I finished recording the audiobook of Money in the Morgue at about 3pm this afternoon. As I read the last paragraph, after almost three full days of very intensely concentrated recording, interspersed with very busy Fun Palaces office days, I was almost crying. I walked to the station, got two tubes home, picked up a bit of shopping, walked down our road, got in the front door and burst into tears

I’ve never done an audiobook before (although, gratifyingly, many readers have said they’d like me to) and I think there was something about reading aloud a piece of work that has taken a good chunk of the past two years to create, something that touches the place in me that loved being read to as a child. I had the great good fortune of being the youngest of seven kids, which meant there were many people to read to me, including – once we were in NZ – librarians reading Saturday morning stories at Tokoroa library, that was such a gift, thank you libraries people. Reading was a big deal in our house. My parents both had to leave school at 14, reading was everything.

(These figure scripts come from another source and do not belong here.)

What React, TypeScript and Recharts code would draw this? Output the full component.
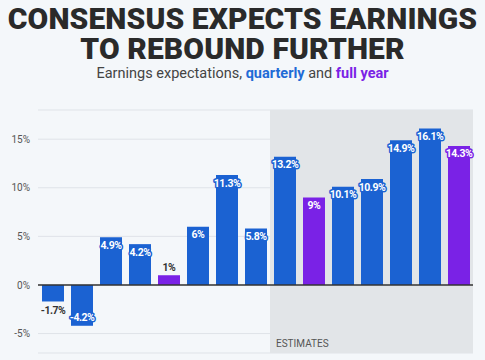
import React from 'react';
import { BarChart, Bar, XAxis, YAxis, CartesianGrid, ReferenceArea, ReferenceLine, LabelList, Cell } from 'recharts';

const periods = ['Q1 23', 'Q2 23', 'Q3 23', 'Q4 23', '2023', 'Q1 24', 'Q2 24', 'Q3 24', 'Q4 24', '2024', 'Q1 25', 'Q2 25', 'Q3 25', 'Q4 25', '2025'];
const growth = [-1.7, -4.2, 4.9, 4.2, 1, 6, 11.3, 5.8, 13.2, 9, 10.1, 10.9, 14.9, 16.1, 14.3];
const isFullYear = [false, false, false, false, true, false, false, false, false, true, false, false, false, false, true];
const yTicks = [-5, 0, 5, 10, 15];
const estimateStart = 'Q4 24';
const estimateEnd = '2025';

const BLUE = '#1b62d2';
const PURPLE = '#7a22e6';
const BG = '#f4f7fa';

const chartData = periods.map((p, i) => ({ period: p, growth: growth[i], fy: isFullYear[i] }));

const BarLabel = (props: any) => {
  const { x, y, width, height, value, index } = props;
  const color = isFullYear[index] ? PURPLE : BLUE;
  const top = Math.min(y, y + height);
  const bottom = Math.max(y, y + height);
  const cx = x + width / 2;
  const small = Math.abs(value) < 2;
  let cy: number;
  if (value >= 0) cy = small ? top - 8 : top + 8;
  else cy = small ? bottom + 9 : bottom - 8;
  const text = `${value}%`;
  if (small) {
    return (
      <text x={cx} y={cy} textAnchor="middle" dominantBaseline="central" fill="#333"
        style={{ fontFamily: 'Roboto', fontWeight: 700, fontSize: 10.5, letterSpacing: -0.5 }}>
        {text}
      </text>
    );
  }
  return (
    <text x={cx} y={cy} textAnchor="middle" dominantBaseline="central" fill="#fff"
      stroke={color} strokeWidth={3} strokeLinejoin="round" paintOrder="stroke"
      style={{ fontFamily: 'Roboto', fontWeight: 700, fontSize: 10.5, letterSpacing: -0.5 }}>
      {text}
    </text>
  );
};

const titleStyle: React.CSSProperties = {
  position: 'absolute', left: 0, width: 485, textAlign: 'center', color: '#2a2a2a',
  fontWeight: 900, fontSize: 30, lineHeight: '28px', letterSpacing: 0.1, whiteSpace: 'nowrap',
};

export default function App() {
  return (
    <div style={{ position: 'absolute', left: 0, top: 0, width: 485, height: 360, overflow: 'hidden', background: BG, fontFamily: 'Roboto, sans-serif' }}>
      <div style={{ ...titleStyle, top: 5 }}>CONSENSUS EXPECTS EARNINGS</div>
      <div style={{ ...titleStyle, top: 35 }}>TO REBOUND FURTHER</div>
      <div style={{ position: 'absolute', left: 0, top: 66, width: 485, textAlign: 'center', color: '#444', fontSize: 14.5, lineHeight: '15px' }}>
        Earnings expectations, <b style={{ color: '#1f6bd6' }}>quarterly</b> and <b style={{ color: PURPLE }}>full year</b>
      </div>
      <div style={{ position: 'absolute', left: 0, top: 0 }}>
        <BarChart width={485} height={383} data={chartData} margin={{ top: 110, right: 12, bottom: 6, left: 0 }} barSize={22}>
          <ReferenceArea x1={estimateStart} x2={estimateEnd} y1={-7} y2={18} fill="#e2e5e8" fillOpacity={1} stroke="none"
            label={{ value: 'ESTIMATES', position: 'insideBottomLeft', offset: 6, fill: '#555', fontSize: 10, fontFamily: 'Roboto' }} />
          <CartesianGrid vertical={false} stroke="#dfe3e8" />
          <XAxis dataKey="period" axisLine={false} tickLine={false} interval={0} tick={{ fill: '#bbb', fontSize: 8 }} height={24} tickMargin={6} />
          <YAxis domain={[-7, 18]} ticks={yTicks} width={38} axisLine={false} tickLine={false} tickSize={0} tickMargin={8}
            tickFormatter={(v: number) => `${v}%`} tick={{ fill: '#555', fontSize: 10 }} />
          <Bar dataKey="growth" isAnimationActive={false}>
            {chartData.map((d, i) => (
              <Cell key={i} fill={d.fy ? PURPLE : BLUE} />
            ))}
            <LabelList dataKey="growth" content={<BarLabel />} />
          </Bar>
          <ReferenceLine y={0} stroke="#333" strokeWidth={1.5} />
        </BarChart>
      </div>
    </div>
  );
}
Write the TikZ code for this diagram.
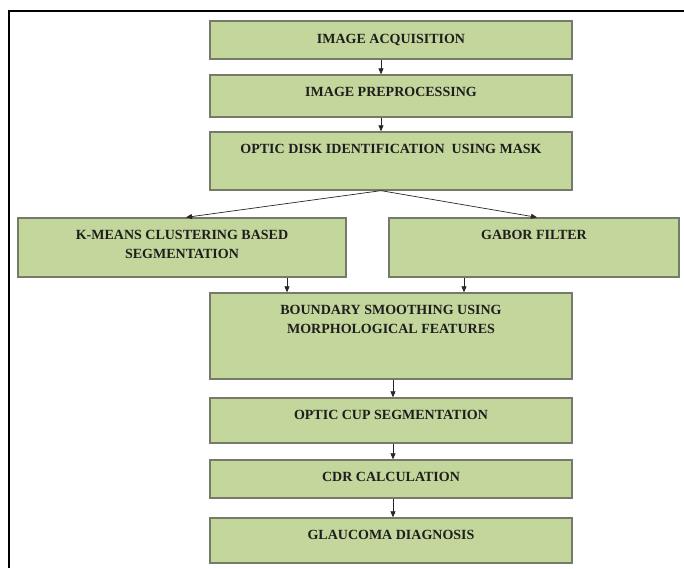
\documentclass[tikz,border=0pt]{standalone}
\usepackage{fontspec}
\setmainfont{Liberation Serif}
\usetikzlibrary{arrows.meta,positioning}
\definecolor{boxgreen}{RGB}{195,214,155}
\definecolor{boxedge}{RGB}{118,122,104}
\definecolor{inkdark}{RGB}{30,30,30}

\begin{document}
\begin{tikzpicture}[x=1pt,y=-1pt,
  stage/.style={draw=boxedge, fill=boxgreen, line width=1.3pt, inner sep=0pt},
  caption/.style={inner sep=0pt, align=center, text=inkdark,
                  font=\fontsize{14}{19}\selectfont\bfseries},
  flow/.style={-{Triangle[length=6pt,width=5pt]}, line width=0.7pt, black!85}]
\useasboundingbox (0,0) rectangle (684,568);
\draw[line width=2.5pt] (684,11) -- (9,11) -- (9,568);
% main column
\node[stage, minimum width=362pt, minimum height=38pt] (acq)    at (391,40)    {};
\node[stage, minimum width=362pt, minimum height=42pt] (pre)    at (391,96)    {};
\node[stage, minimum width=362pt, minimum height=58pt] (disk)   at (391,161)   {};
\node[stage, minimum width=328pt, minimum height=59pt] (kmeans) at (182,247.5) {};
\node[stage, minimum width=290pt, minimum height=59pt] (gabor)  at (534,247.5) {};
\node[stage, minimum width=362pt, minimum height=86pt] (smooth) at (391,336)   {};
\node[stage, minimum width=362pt, minimum height=45pt] (cup)    at (391,420.5) {};
\node[stage, minimum width=362pt, minimum height=38pt] (cdr)    at (391,479)   {};
\node[stage, minimum width=362pt, minimum height=45pt] (diag)   at (391,540.5) {};
% texts
\node[caption, below=14pt of acq.north]    (acq-t)    {IMAGE ACQUISITION};
\node[caption, below=13pt of pre.north]    (pre-t)    {IMAGE PREPROCESSING};
\node[caption, below=13pt of disk.north]   (disk-t)   {OPTIC DISK IDENTIFICATION\ \ USING MASK};
\node[caption, below=13pt of kmeans.north] (kmeans-t) {K-MEANS CLUSTERING BASED\\SEGMENTATION};
\node[caption, below=13pt of gabor.north]  (gabor-t)  {GABOR FILTER};
\node[caption, below=13pt of smooth.north] (smooth-t) {BOUNDARY SMOOTHING USING\\MORPHOLOGICAL FEATURES};
\node[caption, below=13pt of cup.north]    (cup-t)    {OPTIC CUP SEGMENTATION};
\node[caption, below=13pt of cdr.north]    (cdr-t)    {CDR CALCULATION};
\node[caption, below=13pt of diag.north]   (diag-t)   {GLAUCOMA DIAGNOSIS};
% connectors
\coordinate (split) at ([xshift=-10pt]disk.south);
\coordinate (km-out) at ([xshift=105pt]kmeans.south);
\coordinate (gb-out) at ([xshift=-70pt]gabor.south);
\draw[flow] ([xshift=-10pt]acq.south) -- ([xshift=-10pt]pre.north);
\draw[flow] ([xshift=-10pt]pre.south) -- ([xshift=-10pt]disk.north);
\draw[flow] (split) -- ([xshift=4pt]kmeans.north);
\draw[flow] (split) -- ([xshift=3pt]gabor.north);
\draw[flow] (km-out) -- (km-out |- smooth.north);
\draw[flow] (gb-out) -- (gb-out |- smooth.north);
\draw[flow] ([xshift=2pt]smooth.south) -- ([xshift=2pt]cup.north);
\draw[flow] ([xshift=2pt]cup.south) -- ([xshift=2pt]cdr.north);
\draw[flow] ([xshift=2pt]cdr.south) -- ([xshift=2pt]diag.north);
\end{tikzpicture}
\end{document}
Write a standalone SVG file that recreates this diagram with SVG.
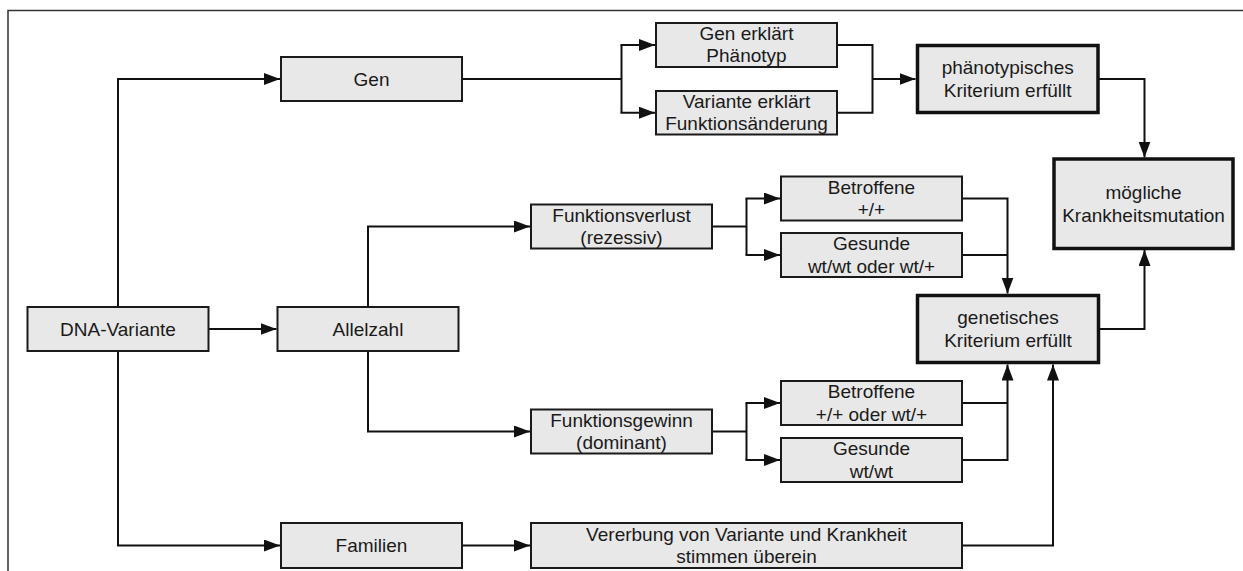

My mum’s been dead for 15 years. My dad’s been dead for 30 years this October. They’ve been gone such a long time, my father now dead five years longer than he was in my life (I was 25 when he died), and yet I’d love them to know about this book. The NZ WW2 soldier characters in Money in the Morgue have a touch of my father, of my uncles. My joy in reading aloud and sharing stories is of my mother. They don’t know about the book, can’t ever know, they are gone, I know that. And my adult understanding of an often difficult childhood means I look back at those days with very little rose tinting. Regardless, I think they would have been proud. And I’d have loved them to know I did the work.

I’m nearly 55 and today I missed my mum and dad.